Au regard de la distinction entre résolution de problèmes et activité (mentale) de résolution de problème
Les raisons qui paraissent conduire B. Rey à ne pas prêter attention à l’« instanciation de schéma » sont à envisager à nouveau au regard du propos de J.-F. Richard. Ce dernier semble en effet suggérer que la « particularisation d’un schéma » est de nature à jouer au plan de la résolution de problèmes.

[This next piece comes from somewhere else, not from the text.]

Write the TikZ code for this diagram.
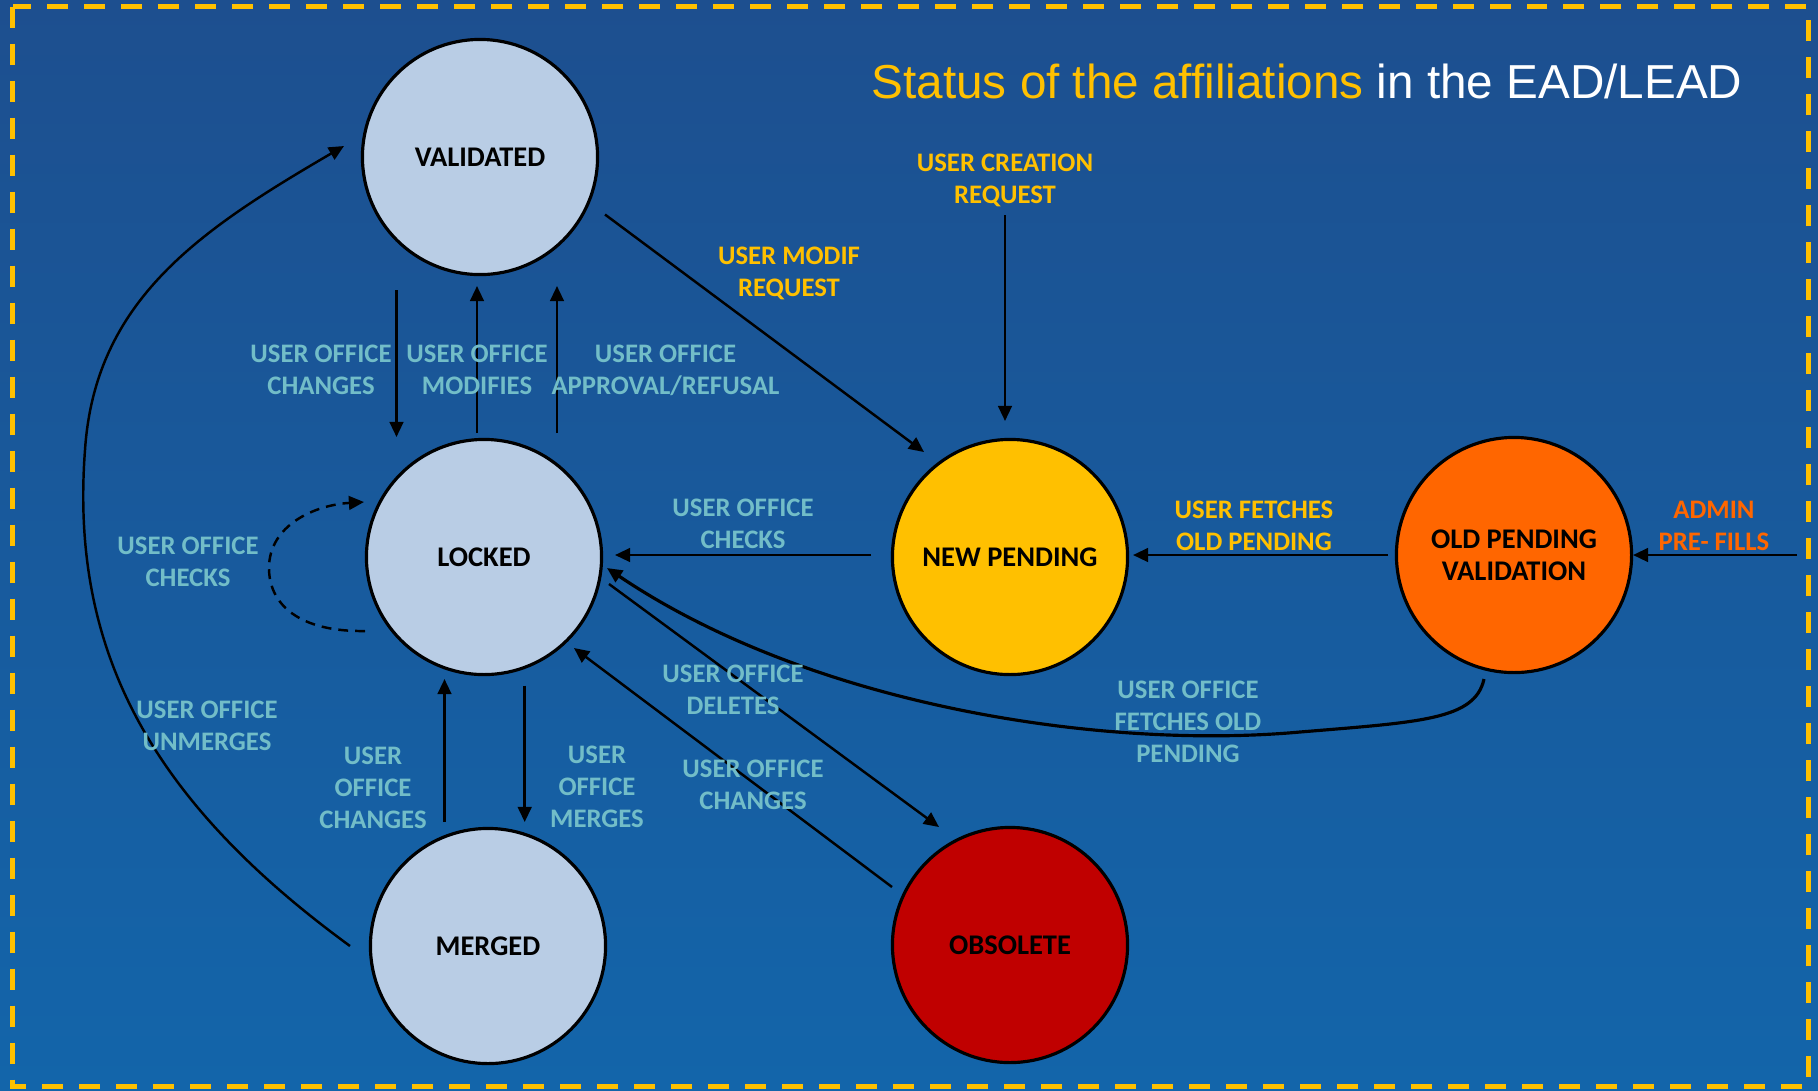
\documentclass[tikz,border=0pt]{standalone}
\usepackage{fontspec}
\setmainfont{Carlito}
\newfontfamily\titlefont{Liberation Sans}
\usetikzlibrary{arrows.meta,calc}
\definecolor{bgtop}{RGB}{29,79,143}
\definecolor{bgbot}{RGB}{19,101,170}
\definecolor{gold}{RGB}{255,192,0}
\definecolor{orng}{RGB}{255,102,0}
\definecolor{dred}{RGB}{192,0,0}
\definecolor{lblue}{RGB}{185,205,229}
\definecolor{lbltxt}{RGB}{114,189,200}
\tikzset{
  state/.style={circle, draw=black, line width=0.9pt, minimum size=2.35cm, inner sep=0pt,
    font=\bfseries\fontsize{8.1}{9.1}\selectfont, align=center, text=black},
  lbl/.style={font=\bfseries\fontsize{7.6}{9.1}\selectfont, align=center, text=lbltxt, inner sep=0pt},
  conn/.style={line width=0.7pt, -{Triangle[length=4.3pt,width=3.9pt]}},
}
\begin{document}
\begin{tikzpicture}[x=0.01cm, y=-0.01cm]
\useasboundingbox (0,0) rectangle (1818,1090);
\shade[top color=bgtop, bottom color=bgbot] (0,0) rectangle (1818,1090);
\draw[gold, line width=1.28pt, dash pattern=on 5.97pt off 4.55pt] (12.5,6.7) rectangle (1808.7,1086.7);

% title
\node[anchor=base west, inner sep=0pt, font=\titlefont\fontsize{13.55}{16}\selectfont] (title) at (871,98)
  {\textcolor{gold}{Status of the affiliations} \textcolor{white}{in the EAD/LEAD}};

% states
\node[state, fill=lblue] (V) at (480,157) {VALIDATED};
\node[state, fill=lblue] (L) at (484,557) {LOCKED};
\node[state, fill=lblue] (M) at (488,946) {MERGED};
\node[state, fill=gold] (NP) at (1010,557) {NEW PENDING};
\node[state, fill=orng] (OP) at (1514,555) {OLD PENDING\\VALIDATION};
\node[state, fill=dred] (OB) at (1010,945) {OBSOLETE};

% connectors
\draw[conn] ($(V)+(125,57.5)$) -- ($(NP)+(-86,-105)$);
\coordinate (crs) at (1005,215);
\draw[conn] (crs) -- ($(NP)+(-5,-136)$);
\draw[conn] ($(V)+(-83.5,133)$) -- ($(L)+(-87.5,-120)$);
\draw[conn] ($(L)+(-7,-124)$) -- ($(V)+(-3,129)$);
\draw[conn] ($(L)+(73,-124)$) -- ($(V)+(77,129)$);
\draw[conn] ($(NP)+(-139,-2)$) -- ($(L)+(131,-2)$);
\draw[conn] ($(OP)+(-126,0)$) -- ($(NP)+(123,-2)$);
\coordinate (ads) at (1797,555);
\draw[conn] (ads) -- ($(OP)+(119,0)$);
\draw[conn, dash pattern=on 2.8pt off 2pt] ($(L)+(-119,74)$) .. controls (300,632) and (269,605) .. (269,568)
  .. controls (269,525) and (315,505) .. ($(L)+(-120,-55)$);
\draw[conn] ($(M)+(-138,0)$) .. controls (150,800) and (70,650) .. (85,450)
  .. controls (95,300) and (200,230) .. ($(V)+(-136,-11)$);
\draw[conn] ($(M)+(-43.5,-124)$) -- ($(L)+(-39.5,122)$);
\draw[conn] ($(L)+(40.7,128.5)$) -- ($(M)+(36.7,-124)$);
\draw[conn] ($(L)+(125,27)$) -- ($(OB)+(-71,-118)$);
\draw[conn] ($(OB)+(-118,-58)$) -- ($(L)+(90,91)$);
\draw[conn, line width=0.9pt] ($(OP)+(-30,124)$) .. controls (1475,720) and (1420,722) .. (1300,732)
  .. controls (1100,750) and (810,705) .. ($(L)+(123,11)$);

% labels
\node[lbl, text=gold] (l1) at (789,273) {USER MODIF\\REQUEST};
\node[lbl, text=gold] (l2) at (1005,180) {USER CREATION\\REQUEST};
\node[lbl] (l3) at (321,370) {USER OFFICE\\CHANGES};
\node[lbl] (l4) at (477,370) {USER OFFICE\\MODIFIES};
\node[lbl] (l5) at (665.5,370) {USER OFFICE\\APPROVAL/REFUSAL};
\node[lbl] (l6) at (743,523.5) {USER OFFICE\\CHECKS};
\node[lbl, text=gold] (l7) at (1254,526) {USER FETCHES\\OLD PENDING};
\node[lbl, text=orng] (l8) at (1714,526) {ADMIN\\PRE- FILLS};
\node[lbl] (l9) at (188,562) {USER OFFICE\\CHECKS};
\node[lbl] (l10) at (207,726) {USER OFFICE\\UNMERGES};
\node[lbl] (l11) at (373,788) {USER\\OFFICE\\CHANGES};
\node[lbl] (l12) at (597,787) {USER\\OFFICE\\MERGES};
\node[lbl] (l13) at (733,689.5) {USER OFFICE\\DELETES};
\node[lbl] (l14) at (753,785) {USER OFFICE\\CHANGES};
\node[lbl] (l15) at (1188,721.5) {USER OFFICE\\FETCHES OLD\\PENDING};
\end{tikzpicture}
\end{document}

Il affirme, dans l’introduction de son ouvrage consacré aux activités mentales : « ‘La conception du fonctionnement cognitif que nous développons s’appuie sur l’analyse de la résolution de problème’ . »1341 Or, il compte la compréhension parmi les activités mentales et inclut en celle-ci la « particularisation d’un schéma »1342. Il indique, de plus, considérant un travail de W. Kintsch et J.G. Greeno relatif à des problèmes élémentaires d’arithmétique : « ‘Le fait de pouvoir expliquer des erreurs est un argument en faveur de la plausibilité psychologique de l’idée que des schémas de connaissance sont utilisés pour l’interprétation et la résolution de problèmes.’ »1343 Il mentionne en outre des résultats de recherches concernant la différence entre novice et expert au plan de classification des problèmes1344. Ceux-ci se révèlent cohérents avec ceux que rapporte E. Cauzinille-Marmèche. J.-F. Richard souligne cependant qu’on ne peut considérer qu’une tâche requiert en elle-même une activité (mentale) de résolution de problème : « ‘certaines tâches sont des problèmes pour certains sujets et sont des situations d’exécution pour d’autres.’ »1345 On peut envisager, alors, qu’il est une condition pour que la résolution d’un problème procède de la « particularisation d’un schéma » : il s’agit qu’il corresponde, pour le sujet, à une « ‘activité d’exécution » et non de « résolution de problème’ ».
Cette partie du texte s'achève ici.